We must remember that instructing believers is not the same as living out the life of a disciple, as Paul did. In 2 Timothy 2:2, as well as other writings, Paul reminds Timothy of the things that he has seen and heard, but also shared in experiences.

The third step in Paul’s pattern was to pass on the baton of spiritual reproduction to those he was discipling.  It is clear that the Thessalonian church systematically prioritized building relationships with non-believers.  In the course of daily routines, the gospel was lived out, shared, and then the new life in Christ was modeled. As one life spiritually impacted another life, new disciples matured and quickly reproduced this process with their friends. This resulted in many generations of disciples made in a two-year period spread over 190 miles. Repeatedly in Scripture, we see Jesus and His disciples passing on the process of making disciples to those they are discipling.  Jesus talks about passing it on to the disciples in John 17:18, and Paul built this same culture into his work with Timothy and Titus. 

Notice the steps of disciplemaking that continue to this day as we live out the Great Commission. First, believers become imitators of their disciplers and the godly models they provide. Next, believers live out the life of a disciple in a daily routine. Finally, they pass on the baton of spiritual reproduction to those they are discipling.

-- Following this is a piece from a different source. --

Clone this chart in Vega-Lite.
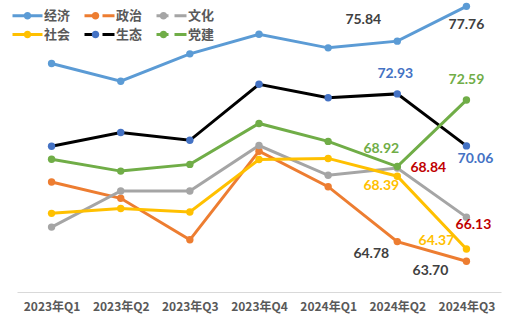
{
  "$schema": "https://vega.github.io/schema/vega-lite/v6.json",
  "autosize": "none",
  "width": 484,
  "height": 290,
  "padding": {"left": 17, "top": 2, "right": 4, "bottom": 39},
  "background": "white",
  "config": {
    "view": {"stroke": null},
    "legend": {
      "labelFont": "Noto Sans CJK SC",
      "labelFontSize": 13,
      "labelFontWeight": "bold",
      "labelColor": "#595959",
      "labelOffset": 10,
      "columnPadding": 7,
      "padding": 0,
      "symbolSize": 100,
      "symbolOpacity": 1,
      "direction": "horizontal"
    }
  },
  "data": {
    "values": [
      {"series": "经济", "quarter": "2023年Q1", "value": 74.61},
      {"series": "经济", "quarter": "2023年Q2", "value": 73.63},
      {"series": "经济", "quarter": "2023年Q3", "value": 75.14},
      {"series": "经济", "quarter": "2023年Q4", "value": 76.22},
      {"series": "经济", "quarter": "2024年Q1", "value": 75.47},
      {"series": "经济", "quarter": "2024年Q2", "value": 75.84},
      {"series": "经济", "quarter": "2024年Q3", "value": 77.76},
      {"series": "政治", "quarter": "2023年Q1", "value": 68.07},
      {"series": "政治", "quarter": "2023年Q2", "value": 67.17},
      {"series": "政治", "quarter": "2023年Q3", "value": 64.88},
      {"series": "政治", "quarter": "2023年Q4", "value": 69.77},
      {"series": "政治", "quarter": "2024年Q1", "value": 67.81},
      {"series": "政治", "quarter": "2024年Q2", "value": 64.78},
      {"series": "政治", "quarter": "2024年Q3", "value": 63.70},
      {"series": "文化", "quarter": "2023年Q1", "value": 65.58},
      {"series": "文化", "quarter": "2023年Q2", "value": 67.57},
      {"series": "文化", "quarter": "2023年Q3", "value": 67.57},
      {"series": "文化", "quarter": "2023年Q4", "value": 70.08},
      {"series": "文化", "quarter": "2024年Q1", "value": 68.44},
      {"series": "文化", "quarter": "2024年Q2", "value": 68.84},
      {"series": "文化", "quarter": "2024年Q3", "value": 66.13},
      {"series": "社会", "quarter": "2023年Q1", "value": 66.34},
      {"series": "社会", "quarter": "2023年Q2", "value": 66.61},
      {"series": "社会", "quarter": "2023年Q3", "value": 66.41},
      {"series": "社会", "quarter": "2023年Q4", "value": 69.31},
      {"series": "社会", "quarter": "2024年Q1", "value": 69.37},
      {"series": "社会", "quarter": "2024年Q2", "value": 68.39},
      {"series": "社会", "quarter": "2024年Q3", "value": 64.37},
      {"series": "生态", "quarter": "2023年Q1", "value": 70.04},
      {"series": "生态", "quarter": "2023年Q2", "value": 70.80},
      {"series": "生态", "quarter": "2023年Q3", "value": 70.37},
      {"series": "生态", "quarter": "2023年Q4", "value": 73.46},
      {"series": "生态", "quarter": "2024年Q1", "value": 72.72},
      {"series": "生态", "quarter": "2024年Q2", "value": 72.93},
      {"series": "生态", "quarter": "2024年Q3", "value": 70.06},
      {"series": "党建", "quarter": "2023年Q1", "value": 69.32},
      {"series": "党建", "quarter": "2023年Q2", "value": 68.67},
      {"series": "党建", "quarter": "2023年Q3", "value": 69.04},
      {"series": "党建", "quarter": "2023年Q4", "value": 71.30},
      {"series": "党建", "quarter": "2024年Q1", "value": 70.31},
      {"series": "党建", "quarter": "2024年Q2", "value": 68.92},
      {"series": "党建", "quarter": "2024年Q3", "value": 72.59}
    ]
  },
  "encoding": {
    "x": {
      "field": "quarter",
      "type": "ordinal",
      "sort": null,
      "scale": {"paddingOuter": 0.5},
      "axis": {
        "title": null,
        "ticks": false,
        "grid": false,
        "labelAngle": 0,
        "domainColor": "#d9d9d9",
        "domainWidth": 1,
        "labelFont": "Noto Sans CJK SC",
        "labelFontSize": 12,
        "labelFontWeight": "bold",
        "labelColor": "#595959",
        "labelPadding": 9
      }
    },
    "y": {
      "field": "value",
      "type": "quantitative",
      "scale": {"domain": [62, 78], "zero": false, "nice": false},
      "axis": null
    }
  },
  "layer": [
    {
      "mark": {"type": "line", "strokeWidth": 3},
      "encoding": {
        "stroke": {
          "field": "series",
          "type": "nominal",
          "scale": {
            "domain": ["经济", "政治", "文化", "社会", "生态", "党建"],
            "range": ["#5b9bd5", "#ed7d31", "#a5a5a5", "#ffc000", "#000000", "#70ad47"]
          },
          "legend": {
            "title": null,
            "orient": "none",
            "legendX": 4,
            "legendY": 7,
            "columns": 3,
            "rowPadding": 5,
            "symbolType": "M-3,0L-0.6,0M0.6,0L3,0",
            "symbolStrokeWidth": 3,
            "zindex": 1
          }
        }
      }
    },
    {
      "mark": {"type": "point", "filled": true, "size": 55, "opacity": 1},
      "encoding": {
        "fill": {
          "field": "series",
          "type": "nominal",
          "sort": ["经济", "政治", "文化", "社会", "生态", "党建"],
          "scale": {
            "range": ["#5b9bd5", "#ed7d31", "#a5a5a5", "#ffc000", "#4472c4", "#70ad47"]
          },
          "legend": {
            "title": null,
            "orient": "none",
            "legendX": 4,
            "legendY": 7,
            "columns": 3,
            "rowPadding": 5,
            "symbolSize": 169,
            "symbolType": "M-2.5385,0L2.5385,0M0.577,0A0.577,0.577,0,1,1,-0.577,0A0.577,0.577,0,1,1,0.577,0Z",
            "symbolStrokeColor": "transparent",
            "symbolStrokeWidth": 0,
            "labelOpacity": 0,
            "zindex": 2
          }
        }
      }
    },
    {
      "transform": [{"filter": "datum.series == '经济' && datum.quarter == '2024年Q2'"}],
      "mark": {"type": "text", "font": "Lato", "fontSize": 14, "fontWeight": "bold", "color": "#404040", "dx": -34, "dy": -21},
      "encoding": {"text": {"field": "value", "type": "quantitative", "format": ".2f"}}
    },
    {
      "transform": [{"filter": "datum.series == '经济' && datum.quarter == '2024年Q3'"}],
      "mark": {"type": "text", "font": "Lato", "fontSize": 14, "fontWeight": "bold", "color": "#404040", "dx": 0, "dy": 19},
      "encoding": {"text": {"field": "value", "type": "quantitative", "format": ".2f"}}
    },
    {
      "transform": [{"filter": "datum.series == '生态' && datum.quarter == '2024年Q2'"}],
      "mark": {"type": "text", "font": "Lato", "fontSize": 14, "fontWeight": "bold", "color": "#4472c4", "dx": -2, "dy": -20},
      "encoding": {"text": {"field": "value", "type": "quantitative", "format": ".2f"}}
    },
    {
      "transform": [{"filter": "datum.series == '生态' && datum.quarter == '2024年Q3'"}],
      "mark": {"type": "text", "font": "Lato", "fontSize": 14, "fontWeight": "bold", "color": "#4472c4", "dx": 9, "dy": 13},
      "encoding": {"text": {"field": "value", "type": "quantitative", "format": ".2f"}}
    },
    {
      "transform": [{"filter": "datum.series == '党建' && datum.quarter == '2024年Q2'"}],
      "mark": {"type": "text", "font": "Lato", "fontSize": 14, "fontWeight": "bold", "color": "#70ad47", "dx": -16, "dy": -18},
      "encoding": {"text": {"field": "value", "type": "quantitative", "format": ".2f"}}
    },
    {
      "transform": [{"filter": "datum.series == '党建' && datum.quarter == '2024年Q3'"}],
      "mark": {"type": "text", "font": "Lato", "fontSize": 14, "fontWeight": "bold", "color": "#70ad47", "dx": 0, "dy": -20},
      "encoding": {"text": {"field": "value", "type": "quantitative", "format": ".2f"}}
    },
    {
      "transform": [{"filter": "datum.series == '文化' && datum.quarter == '2024年Q2'"}],
      "mark": {"type": "text", "font": "Lato", "fontSize": 14, "fontWeight": "bold", "color": "#c00000", "dx": 31, "dy": 0},
      "encoding": {"text": {"field": "value", "type": "quantitative", "format": ".2f"}}
    },
    {
      "transform": [{"filter": "datum.series == '文化' && datum.quarter == '2024年Q3'"}],
      "mark": {"type": "text", "font": "Lato", "fontSize": 14, "fontWeight": "bold", "color": "#c00000", "dx": 7, "dy": 8},
      "encoding": {"text": {"field": "value", "type": "quantitative", "format": ".2f"}}
    },
    {
      "transform": [{"filter": "datum.series == '社会' && datum.quarter == '2024年Q2'"}],
      "mark": {"type": "text", "font": "Lato", "fontSize": 14, "fontWeight": "bold", "color": "#ffc000", "dx": -16, "dy": 10},
      "encoding": {"text": {"field": "value", "type": "quantitative", "format": ".2f"}}
    },
    {
      "transform": [{"filter": "datum.series == '社会' && datum.quarter == '2024年Q3'"}],
      "mark": {"type": "text", "font": "Lato", "fontSize": 14, "fontWeight": "bold", "color": "#ffc000", "dx": -30, "dy": -8},
      "encoding": {"text": {"field": "value", "type": "quantitative", "format": ".2f"}}
    },
    {
      "transform": [{"filter": "datum.series == '政治' && datum.quarter == '2024年Q2'"}],
      "mark": {"type": "text", "font": "Lato", "fontSize": 14, "fontWeight": "bold", "color": "#404040", "dx": -26, "dy": 12},
      "encoding": {"text": {"field": "value", "type": "quantitative", "format": ".2f"}}
    },
    {
      "transform": [{"filter": "datum.series == '政治' && datum.quarter == '2024年Q3'"}],
      "mark": {"type": "text", "font": "Lato", "fontSize": 14, "fontWeight": "bold", "color": "#404040", "dx": -36, "dy": 10},
      "encoding": {"text": {"field": "value", "type": "quantitative", "format": ".2f"}}
    }
  ]
}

Oswald Chambers sums up God’s call on our life in his book My Utmost for His Highest:

“Our work begins where God’s grace has laid the foundation; we are not to save souls, but to disciple them. Salvation and sanctification are the work of God’s sovereign grace; our work as His disciples is to disciple lives until they are completely yielded and surrendered to God. One life wholly yielded to God is of more value to God than 100 lives awakened by His Spirit. God brings us to a standard of life by His grace, and we are responsible for reproducing that standard in others.”